* Raw data:
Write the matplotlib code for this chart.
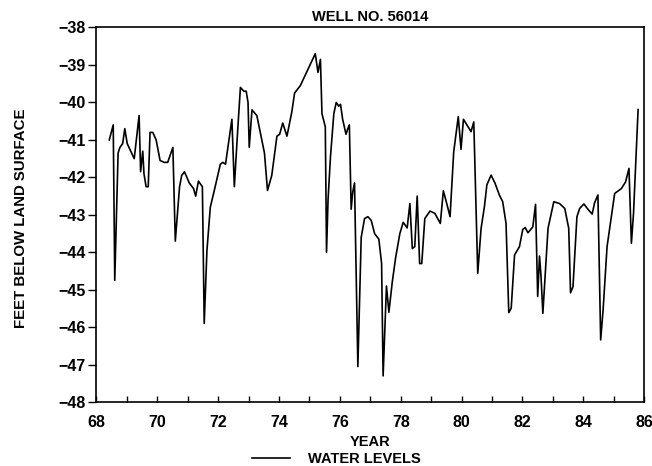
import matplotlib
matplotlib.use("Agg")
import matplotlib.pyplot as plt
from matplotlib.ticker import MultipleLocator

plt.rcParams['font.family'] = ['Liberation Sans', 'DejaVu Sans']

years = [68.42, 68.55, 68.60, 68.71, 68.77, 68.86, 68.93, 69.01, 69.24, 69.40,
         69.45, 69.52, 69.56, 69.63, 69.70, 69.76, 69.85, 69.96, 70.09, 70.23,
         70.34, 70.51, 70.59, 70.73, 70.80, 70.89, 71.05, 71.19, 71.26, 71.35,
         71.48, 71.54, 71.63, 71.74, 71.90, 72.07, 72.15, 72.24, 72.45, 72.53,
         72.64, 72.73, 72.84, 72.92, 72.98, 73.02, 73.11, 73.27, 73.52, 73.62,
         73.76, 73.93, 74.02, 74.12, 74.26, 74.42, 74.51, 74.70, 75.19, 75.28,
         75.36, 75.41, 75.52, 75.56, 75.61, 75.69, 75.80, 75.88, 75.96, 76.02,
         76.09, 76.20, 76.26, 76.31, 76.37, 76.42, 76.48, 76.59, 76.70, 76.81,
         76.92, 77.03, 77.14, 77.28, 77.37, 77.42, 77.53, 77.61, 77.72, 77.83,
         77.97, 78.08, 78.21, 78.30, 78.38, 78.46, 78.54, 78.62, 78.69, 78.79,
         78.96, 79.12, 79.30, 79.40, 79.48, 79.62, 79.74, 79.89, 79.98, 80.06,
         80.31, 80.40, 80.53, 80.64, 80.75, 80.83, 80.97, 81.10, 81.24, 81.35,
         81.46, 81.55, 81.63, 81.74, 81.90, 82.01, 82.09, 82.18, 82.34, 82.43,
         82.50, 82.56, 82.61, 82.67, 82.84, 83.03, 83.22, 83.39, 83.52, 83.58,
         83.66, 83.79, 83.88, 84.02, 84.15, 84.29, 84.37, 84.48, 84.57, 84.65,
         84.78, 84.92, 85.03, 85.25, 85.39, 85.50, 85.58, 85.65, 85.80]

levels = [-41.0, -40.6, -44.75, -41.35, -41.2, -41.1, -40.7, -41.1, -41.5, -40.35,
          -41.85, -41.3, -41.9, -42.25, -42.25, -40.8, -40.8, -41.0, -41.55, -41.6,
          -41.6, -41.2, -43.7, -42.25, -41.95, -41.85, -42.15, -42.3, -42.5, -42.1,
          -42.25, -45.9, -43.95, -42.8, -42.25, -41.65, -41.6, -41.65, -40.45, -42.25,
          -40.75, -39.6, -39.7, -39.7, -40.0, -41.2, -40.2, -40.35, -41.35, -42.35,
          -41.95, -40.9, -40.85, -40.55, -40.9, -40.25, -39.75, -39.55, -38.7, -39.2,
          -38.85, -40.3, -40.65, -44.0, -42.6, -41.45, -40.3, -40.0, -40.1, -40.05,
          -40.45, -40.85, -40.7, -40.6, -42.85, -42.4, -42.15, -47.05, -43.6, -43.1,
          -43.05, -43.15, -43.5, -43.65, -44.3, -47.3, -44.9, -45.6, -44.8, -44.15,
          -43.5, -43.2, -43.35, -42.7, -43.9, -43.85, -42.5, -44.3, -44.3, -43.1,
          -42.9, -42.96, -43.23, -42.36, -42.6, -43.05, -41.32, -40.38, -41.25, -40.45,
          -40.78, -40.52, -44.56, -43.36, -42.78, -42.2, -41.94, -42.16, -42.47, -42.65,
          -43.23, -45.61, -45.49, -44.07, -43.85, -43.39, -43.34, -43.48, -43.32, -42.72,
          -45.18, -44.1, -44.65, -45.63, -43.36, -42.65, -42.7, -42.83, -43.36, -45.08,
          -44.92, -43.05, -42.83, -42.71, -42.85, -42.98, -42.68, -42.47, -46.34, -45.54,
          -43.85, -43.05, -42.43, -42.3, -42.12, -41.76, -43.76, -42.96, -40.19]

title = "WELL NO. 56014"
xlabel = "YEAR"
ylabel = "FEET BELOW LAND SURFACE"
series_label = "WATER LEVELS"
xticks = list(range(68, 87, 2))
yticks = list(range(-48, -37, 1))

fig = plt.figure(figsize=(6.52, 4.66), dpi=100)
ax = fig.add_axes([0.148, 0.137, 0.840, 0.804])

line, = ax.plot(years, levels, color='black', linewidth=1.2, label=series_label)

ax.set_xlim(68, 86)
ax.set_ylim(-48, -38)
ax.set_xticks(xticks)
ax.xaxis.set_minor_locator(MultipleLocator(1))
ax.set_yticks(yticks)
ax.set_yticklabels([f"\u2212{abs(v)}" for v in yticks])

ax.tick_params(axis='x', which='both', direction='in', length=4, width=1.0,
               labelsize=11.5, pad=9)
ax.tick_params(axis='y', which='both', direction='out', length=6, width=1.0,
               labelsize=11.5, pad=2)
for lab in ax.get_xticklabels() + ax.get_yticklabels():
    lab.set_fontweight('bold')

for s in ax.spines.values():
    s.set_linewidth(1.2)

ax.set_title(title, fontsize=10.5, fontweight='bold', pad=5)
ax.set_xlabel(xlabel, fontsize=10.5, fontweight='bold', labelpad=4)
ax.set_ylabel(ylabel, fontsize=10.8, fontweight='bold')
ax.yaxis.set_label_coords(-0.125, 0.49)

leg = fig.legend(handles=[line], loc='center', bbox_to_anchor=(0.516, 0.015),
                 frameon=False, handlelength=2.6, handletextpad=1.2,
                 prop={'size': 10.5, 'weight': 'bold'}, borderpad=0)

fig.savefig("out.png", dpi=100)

* Problem:
Extract every line of the data exactly; pictures stay out.

* Answer for the task:
Write the matplotlib code for this chart.
import matplotlib
matplotlib.use("Agg")
import matplotlib.pyplot as plt
from matplotlib.ticker import MultipleLocator

plt.rcParams['font.family'] = ['Liberation Sans', 'DejaVu Sans']

years = [68.42, 68.55, 68.60, 68.71, 68.77, 68.86, 68.93, 69.01, 69.24, 69.40,
         69.45, 69.52, 69.56, 69.63, 69.70, 69.76, 69.85, 69.96, 70.09, 70.23,
         70.34, 70.51, 70.59, 70.73, 70.80, 70.89, 71.05, 71.19, 71.26, 71.35,
         71.48, 71.54, 71.63, 71.74, 71.90, 72.07, 72.15, 72.24, 72.45, 72.53,
         72.64, 72.73, 72.84, 72.92, 72.98, 73.02, 73.11, 73.27, 73.52, 73.62,
         73.76, 73.93, 74.02, 74.12, 74.26, 74.42, 74.51, 74.70, 75.19, 75.28,
         75.36, 75.41, 75.52, 75.56, 75.61, 75.69, 75.80, 75.88, 75.96, 76.02,
         76.09, 76.20, 76.26, 76.31, 76.37, 76.42, 76.48, 76.59, 76.70, 76.81,
         76.92, 77.03, 77.14, 77.28, 77.37, 77.42, 77.53, 77.61, 77.72, 77.83,
         77.97, 78.08, 78.21, 78.30, 78.38, 78.46, 78.54, 78.62, 78.69, 78.79,
         78.96, 79.12, 79.30, 79.40, 79.48, 79.62, 79.74, 79.89, 79.98, 80.06,
         80.31, 80.40, 80.53, 80.64, 80.75, 80.83, 80.97, 81.10, 81.24, 81.35,
         81.46, 81.55, 81.63, 81.74, 81.90, 82.01, 82.09, 82.18, 82.34, 82.43,
         82.50, 82.56, 82.61, 82.67, 82.84, 83.03, 83.22, 83.39, 83.52, 83.58,
         83.66, 83.79, 83.88, 84.02, 84.15, 84.29, 84.37, 84.48, 84.57, 84.65,
         84.78, 84.92, 85.03, 85.25, 85.39, 85.50, 85.58, 85.65, 85.80]

levels = [-41.0, -40.6, -44.75, -41.35, -41.2, -41.1, -40.7, -41.1, -41.5, -40.35,
          -41.85, -41.3, -41.9, -42.25, -42.25, -40.8, -40.8, -41.0, -41.55, -41.6,
          -41.6, -41.2, -43.7, -42.25, -41.95, -41.85, -42.15, -42.3, -42.5, -42.1,
          -42.25, -45.9, -43.95, -42.8, -42.25, -41.65, -41.6, -41.65, -40.45, -42.25,
          -40.75, -39.6, -39.7, -39.7, -40.0, -41.2, -40.2, -40.35, -41.35, -42.35,
          -41.95, -40.9, -40.85, -40.55, -40.9, -40.25, -39.75, -39.55, -38.7, -39.2,
          -38.85, -40.3, -40.65, -44.0, -42.6, -41.45, -40.3, -40.0, -40.1, -40.05,
          -40.45, -40.85, -40.7, -40.6, -42.85, -42.4, -42.15, -47.05, -43.6, -43.1,
          -43.05, -43.15, -43.5, -43.65, -44.3, -47.3, -44.9, -45.6, -44.8, -44.15,
          -43.5, -43.2, -43.35, -42.7, -43.9, -43.85, -42.5, -44.3, -44.3, -43.1,
          -42.9, -42.96, -43.23, -42.36, -42.6, -43.05, -41.32, -40.38, -41.25, -40.45,
          -40.78, -40.52, -44.56, -43.36, -42.78, -42.2, -41.94, -42.16, -42.47, -42.65,
          -43.23, -45.61, -45.49, -44.07, -43.85, -43.39, -43.34, -43.48, -43.32, -42.72,
          -45.18, -44.1, -44.65, -45.63, -43.36, -42.65, -42.7, -42.83, -43.36, -45.08,
          -44.92, -43.05, -42.83, -42.71, -42.85, -42.98, -42.68, -42.47, -46.34, -45.54,
          -43.85, -43.05, -42.43, -42.3, -42.12, -41.76, -43.76, -42.96, -40.19]

title = "WELL NO. 56014"
xlabel = "YEAR"
ylabel = "FEET BELOW LAND SURFACE"
series_label = "WATER LEVELS"
xticks = list(range(68, 87, 2))
yticks = list(range(-48, -37, 1))

fig = plt.figure(figsize=(6.52, 4.66), dpi=100)
ax = fig.add_axes([0.148, 0.137, 0.840, 0.804])

line, = ax.plot(years, levels, color='black', linewidth=1.2, label=series_label)

ax.set_xlim(68, 86)
ax.set_ylim(-48, -38)
ax.set_xticks(xticks)
ax.xaxis.set_minor_locator(MultipleLocator(1))
ax.set_yticks(yticks)
ax.set_yticklabels([f"\u2212{abs(v)}" for v in yticks])

ax.tick_params(axis='x', which='both', direction='in', length=4, width=1.0,
               labelsize=11.5, pad=9)
ax.tick_params(axis='y', which='both', direction='out', length=6, width=1.0,
               labelsize=11.5, pad=2)
for lab in ax.get_xticklabels() + ax.get_yticklabels():
    lab.set_fontweight('bold')

for s in ax.spines.values():
    s.set_linewidth(1.2)

ax.set_title(title, fontsize=10.5, fontweight='bold', pad=5)
ax.set_xlabel(xlabel, fontsize=10.5, fontweight='bold', labelpad=4)
ax.set_ylabel(ylabel, fontsize=10.8, fontweight='bold')
ax.yaxis.set_label_coords(-0.125, 0.49)

leg = fig.legend(handles=[line], loc='center', bbox_to_anchor=(0.516, 0.015),
                 frameon=False, handlelength=2.6, handletextpad=1.2,
                 prop={'size': 10.5, 'weight': 'bold'}, borderpad=0)

fig.savefig("out.png", dpi=100)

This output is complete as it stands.